Thursday, October 28th, 2010

The first game of the 2010 World Series wasn’t exactly a pitcher’s duel. The pumped-up Fox Television special of a “classic match-up” between two great pitchers (including one whose post-season numbers were right up there with Sandy Koufax and Christy Mathewson), turned into a sloppy slugfest (six errors, 18 runs and 25 hits) that ranks with some of the worst played games in World Series history. It’s not as if San Francisco manager Bruce Bochy didn’t know it. Bochy all but admitted that the game could have been more cleanly played, but he shrugged philosophically: “We’ll take the win,” he said after the completion of the whirlwind 11-7 tilt. “We were expecting to win,” Ranger Elvis Andrus reflected, “but they played better than us. That’s just the way it is.”
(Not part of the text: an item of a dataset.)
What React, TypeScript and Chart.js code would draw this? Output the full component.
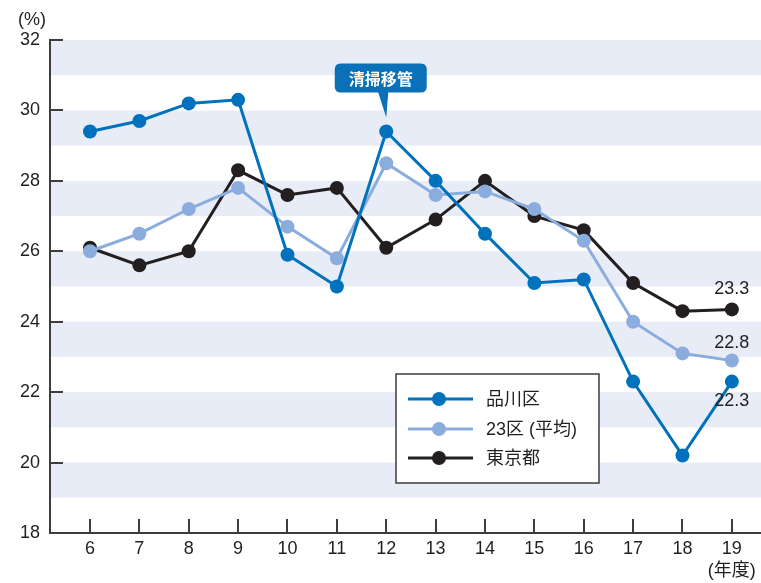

Well, that’s right — the Giants played better than the Rangers. But not by much. While Lee (vying for post-season honors with some of the all-time greats) looked merely human — 4.2 innings, six earned runs — McCovey righty Tim Lincecum pitched like the head-in-the-clouds hippie (5.2 innings, 8 hits, four runs) his detractors criticize him for being: he allowed four hits in the first two innings, gave up a double to the opposing pitcher, and ran a runner back to an unoccupied base. While the post-game Giants touted their dominance over Lee (whose curve just wasn’t working), the truth is that Lincecum looked like he wandered into the game by accident. Then too, you have to believe that without Brian “Beach Boy” Wilson’s shut-em-down appearance (and using him shows you just how desperate Bochy was to finish the game), the contest might have been tied in the 9th — and won by the Texans in the 10th.

There have been plenty of poorly played World Series games (this certainly isn’t the first), and there’s no guarantee that such an indifferently played first contest will mean that this version of “the Fall Classic” won’t be classic. After all, the 1960 Yankees-Pirates series featured two teams with solid rotations who couldn’t pitch a fig when it came to October. The Yankees made the Pirates look silly in three of those games (by scores of 16-3, 10-0 and 12-0), but then lost the series on one of baseball’s most exciting moments. That probably won’t happen here, but an 11-7 score is hardly a fair indictation of things to come:  the Giants still boast one of the best staffs in recent post-season history, while the Rangers’ order is capable of putting Mantle-like numbers on the opposing scoreboard. But it’s only a seven game series, and with Cliff Lee’s outing behind them, the Giants have to be optimistic — particularly if they win tonight.